体内のホメオスタシス(恒常性)を崩す事によるものです。
どんな人が水中毒になりやすい?
水中毒になりやすい疾患や病気もあります。
知的障害者
知的障害を持つ方はうまく他者とコミュニケーションをとることが出来ずそれがストレスとなって多飲を引き起こしてしまいます。これは全ての知的障害を持つ人に現れるものではなく一部の知的障害者に起こるものです。
精神疾患の病態
不安、焦燥、幻覚、妄想等から飲水が習慣化して多飲傾向となります
向精神病薬の副作用
抗神病薬の副作用の口渇により飲水が習慣化し、強迫的に飲水が増えることがあります。また、抗精神薬の長期使用により、慢性的にドパミンD2受容体が遮断され、視床下部の口渇中枢を刺激する中枢性飲水惹起物質のアンジオテンシンⅡへの感受性が亢進し、さらに抗利尿ホルモンの分泌が促進され、水分貯留を引き起こすことが原因です。
抗精神病薬は副交感神経系の働きを阻害するため、唾液が出にくくなって、口やのどが渇いてしまう場合があります。

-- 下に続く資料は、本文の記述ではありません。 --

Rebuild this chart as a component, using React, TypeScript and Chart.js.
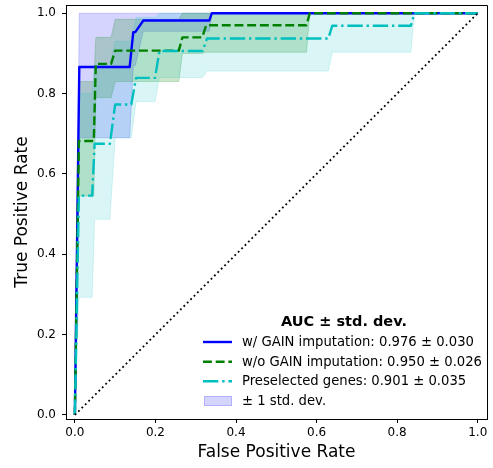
import React, { useEffect, useRef } from "react";
import { Chart, registerables } from "chart.js";

Chart.register(...registerables);

const FONT = "'DejaVu Sans', 'Liberation Sans', sans-serif";

// Axis ticks
const xTickValues = [0, 0.2, 0.4, 0.6, 0.8, 1.0];
const yTickValues = [0, 0.2, 0.4, 0.6, 0.8, 1.0];

// Mean ROC: w/ GAIN imputation
const gainFpr = [0, 0.011, 0.136, 0.145, 0.15, 0.17, 0.334, 0.34, 1];
const gainTpr = [0, 0.866, 0.866, 0.953, 0.953, 0.982, 0.982, 1, 1];
const gainUpper = [0, 1, 1, 1, 1, 1, 1, 1, 1];
const gainLower = [0, 0.69, 0.69, 0.87, 0.87, 0.955, 0.955, 1, 1];

// Mean ROC: w/o GAIN imputation
const noGainFpr = [0, 0.01, 0.047, 0.052, 0.09, 0.1, 0.258, 0.267, 0.316, 0.326, 0.575, 0.583, 1];
const noGainTpr = [0, 0.682, 0.682, 0.874, 0.874, 0.907, 0.907, 0.94, 0.94, 0.97, 0.97, 1, 1];
const noGainUpper = [0, 0.83, 0.83, 0.94, 0.94, 0.985, 0.985, 1, 1, 1, 1, 1, 1];
const noGainLower = [0, 0.545, 0.545, 0.79, 0.79, 0.83, 0.83, 0.9, 0.9, 0.903, 0.903, 1, 1];

// Mean ROC: preselected genes
const preselFpr = [0, 0.01, 0.043, 0.049, 0.087, 0.1, 0.14, 0.152, 0.199, 0.21, 0.317, 0.328, 0.629, 0.639, 0.834, 0.843, 1];
const preselTpr = [0, 0.546, 0.546, 0.675, 0.675, 0.773, 0.773, 0.839, 0.839, 0.906, 0.906, 0.937, 0.937, 0.969, 0.969, 1, 1];
const preselUpper = [0, 0.8, 0.8, 0.87, 0.87, 0.93, 0.93, 0.99, 0.99, 1, 1, 1, 1, 1, 1, 1, 1];
const preselLower = [0, 0.293, 0.293, 0.487, 0.487, 0.69, 0.69, 0.78, 0.78, 0.84, 0.84, 0.856, 0.856, 0.903, 0.903, 1, 1];

// Chance diagonal
const diagX = [0, 1];
const diagY = [0, 1];

const legendTitle = "AUC \u00b1 std. dev.";
const legendLabels = [
  "w/ GAIN imputation: 0.976 \u00b1 0.030",
  "w/o GAIN imputation: 0.950 \u00b1 0.026",
  "Preselected genes: 0.901 \u00b1 0.035",
  "\u00b1 1 std. dev.",
];

const BLUE = "#0000ff";
const GREEN = "#008000";
const CYAN = "#00bfbf";
const BLUE_BAND = "rgba(0,0,255,0.17)";
const GREEN_BAND = "rgba(0,128,0,0.2)";
const CYAN_BAND = "rgba(0,191,191,0.15)";
const LW = 2.4;
const DASH = [8.9, 3.8];
const DASHDOT = [15.4, 3.8, 2.4, 3.8];

const pts = (xs: number[], ys: number[]) => xs.map((x, i) => ({ x, y: ys[i] }));

const bandPair = (xs: number[], up: number[], lo: number[], color: string, order: number) => [
  {
    data: pts(xs, up),
    borderColor: color,
    borderWidth: 1,
    pointRadius: 0,
    fill: false,
    order,
  },
  {
    data: pts(xs, lo),
    borderColor: color,
    borderWidth: 1,
    backgroundColor: color,
    pointRadius: 0,
    fill: "-1",
    order,
  },
];

const lineSet = (xs: number[], ys: number[], color: string, dash: number[], order: number) => ({
  data: pts(xs, ys),
  borderColor: color,
  borderWidth: LW,
  borderDash: dash,
  borderCapStyle: "butt" as const,
  borderJoinStyle: "round" as const,
  pointRadius: 0,
  fill: false,
  order,
});

const framePlugin = {
  id: "frame",
  afterDraw(chart: any) {
    const { ctx, chartArea } = chart;
    ctx.save();
    ctx.strokeStyle = "#000";
    ctx.lineWidth = 1;
    ctx.beginPath();
    ctx.moveTo(chartArea.left, chartArea.top + 0.5);
    ctx.lineTo(chartArea.right + 0.5, chartArea.top + 0.5);
    ctx.lineTo(chartArea.right + 0.5, chartArea.bottom);
    ctx.stroke();
    ctx.restore();
  },
};

const legendPlugin = {
  id: "rocLegend",
  afterDraw(chart: any) {
    const { ctx } = chart;
    ctx.save();
    ctx.fillStyle = "#000";
    ctx.textBaseline = "middle";
    ctx.textAlign = "center";
    ctx.font = `bold 14.5px ${FONT}`;
    ctx.fillText(legendTitle, 344, 322);

    const x0 = 203;
    const x1 = 232;
    const tx = 242;
    const rows = [342, 361.7, 381.2, 400.8];
    const colors = [BLUE, GREEN, CYAN];
    const dashes = [[], DASH, DASHDOT];
    ctx.lineCap = "butt";
    for (let i = 0; i < 3; i++) {
      ctx.beginPath();
      ctx.strokeStyle = colors[i];
      ctx.lineWidth = LW;
      ctx.setLineDash(dashes[i]);
      ctx.moveTo(x0, rows[i]);
      ctx.lineTo(x1, rows[i]);
      ctx.stroke();
    }
    ctx.setLineDash([]);
    ctx.fillStyle = BLUE_BAND;
    ctx.fillRect(204, 396, 28, 10);
    ctx.strokeStyle = BLUE_BAND;
    ctx.lineWidth = 1;
    ctx.strokeRect(204.5, 396.5, 27, 9);

    ctx.fillStyle = "#000";
    ctx.textAlign = "left";
    ctx.font = `13.2px ${FONT}`;
    for (let i = 0; i < 4; i++) {
      ctx.fillText(legendLabels[i], tx, rows[i] + 0.5);
    }
    ctx.restore();
  },
};

export default function App() {
  const ref = useRef<HTMLCanvasElement | null>(null);

  useEffect(() => {
    document.body.style.margin = "0";
    const canvas = ref.current;
    if (!canvas) return;

    const datasets: any[] = [
      ...bandPair(gainFpr, gainUpper, gainLower, BLUE_BAND, 30),
      ...bandPair(noGainFpr, noGainUpper, noGainLower, GREEN_BAND, 20),
      ...bandPair(preselFpr, preselUpper, preselLower, CYAN_BAND, 10),
      lineSet(gainFpr, gainTpr, BLUE, [], 3),
      lineSet(noGainFpr, noGainTpr, GREEN, DASH, 2),
      lineSet(preselFpr, preselTpr, CYAN, DASHDOT, 1),
      {
        data: pts(diagX, diagY),
        borderColor: "#000",
        borderWidth: 1.8,
        borderDash: [1.8, 3.0],
        borderCapStyle: "butt",
        pointRadius: 0,
        fill: false,
        order: 0,
      },
    ];

    const axisCommon = (ticks: number[]) => ({
      type: "linear" as const,
      afterBuildTicks: (scale: any) => {
        scale.ticks = ticks.map((v) => ({ value: v }));
      },
      ticks: {
        font: { family: FONT, size: 12 },
        color: "#000",
        callback: (v: any) => Number(v).toFixed(1),
        autoSkip: false,
        maxRotation: 0,
      },
      grid: {
        display: true,
        drawOnChartArea: false,
        drawTicks: true,
        tickLength: 4,
        tickColor: "#000",
        tickWidth: 1,
      },
      border: { display: true, color: "#000", width: 1 },
    });

    const xAxis: any = axisCommon(xTickValues);
    xAxis.min = -0.022;
    xAxis.max = 1.023;
    xAxis.ticks.padding = 3;
    xAxis.title = {
      display: true,
      text: "False Positive Rate",
      font: { family: FONT, size: 17 },
      color: "#000",
      padding: { top: 0, bottom: 5 },
    };
    xAxis.afterFit = (scale: any) => {
      scale.height = 49;
      scale.paddingLeft = 0;
      scale.paddingRight = 0;
    };

    const yAxis: any = axisCommon(yTickValues);
    yAxis.min = -0.01;
    yAxis.max = 1.0205;
    yAxis.ticks.padding = 6;
    yAxis.title = {
      display: true,
      text: "True Positive Rate",
      font: { family: FONT, size: 17 },
      color: "#000",
      padding: { top: 12, bottom: 0 },
    };
    yAxis.afterFit = (scale: any) => {
      scale.width = 66;
      scale.paddingTop = 0;
      scale.paddingBottom = 0;
    };

    const chart = new Chart(canvas, {
      type: "line",
      data: { datasets },
      options: {
        responsive: false,
        animation: false,
        devicePixelRatio: 1,
        parsing: true,
        layout: { padding: { top: 5, right: 6, left: 0, bottom: 0 } },
        elements: { line: { tension: 0 } },
        plugins: {
          legend: { display: false },
          tooltip: { enabled: false },
          filler: { propagate: false },
        },
        scales: { x: xAxis, y: yAxis },
      },
      plugins: [framePlugin, legendPlugin],
    } as any);

    return () => chart.destroy();
  }, []);

  return (
    <div style={{ width: 493, height: 468 }}>
      <canvas ref={ref} width={493} height={468} />
    </div>
  );
}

渇きを和らげようと大量の水を飲みたくなるという異常な行動が引き起こされます。
水中毒の対策
知的障害のある人にはまず信頼関係を築くことから始めなければなりません。
知的障害を持つ人は自分の意思が他者に伝わらないことによるストレスから飲水行動をとってしまうため本人との意思疎通をしっかりと取れる工夫をするのが重要です。また飲水について本人に理解を求めることも重要です。
伝え方は多様ですが絵を使ったり、道具を用いたりして本人が理解できるようなやり方を模索することが重要です。
精神疾患によって水を求める人に対しては命の危険が関わってくる場合があるため精神疾患を主に診ている病院に入院することが望ましいです。
医師の指導に基づいて保護室に入ってもらうことで多飲を防ぐことができます。保護室は外からでしか鍵の開け閉めが出来ず、またドアノブもありません。トイレも水洗ではないためトイレの水を飲んでしまう危険性もありません。ここで過ごしている間に本人に合う薬を処方し症状が落ち着いたと医師が判断出来たら一般病棟に移ります。
抗精神病薬による多飲では主治医に相談して薬を調整してもらいましょう。また、適度な水分をとる、キャンディをなめる、ガムをかむ、うがいをする、氷をなめる、などの工夫でも症状を軽減できます。
ある病院では飲水申請というシステムを導入しています。これは看護師に飲水許可を貰い看護師がコップ一杯の水を渡す、といった仕組みになっています。看護師と患者本人との関係性を築く上で非常に効果的で、看護師が無理矢理飲水行動を制限したり、本人が怒ったりということを防ぐことができるので、患者本人が看護師に信頼をする過程でとても重要になってきます。また看護師も自分の目の前でどのくらい飲水をしたのか確認を出来るため看護師の精神的・肉体的な負担を防ぐことになります。
保護室に入れて患者の自由を奪うよりもこういったシステムを導入することもよいでしょう。
1日の終わりに体重を計測することでどれだけ飲水をしたか把握することも出来ます。
体重の増加が著しい場合は必要以上の飲水行動をしたことが分かるため、患者本人に気づきを与え、飲水行動を減らしていくきっかけを作ることができます。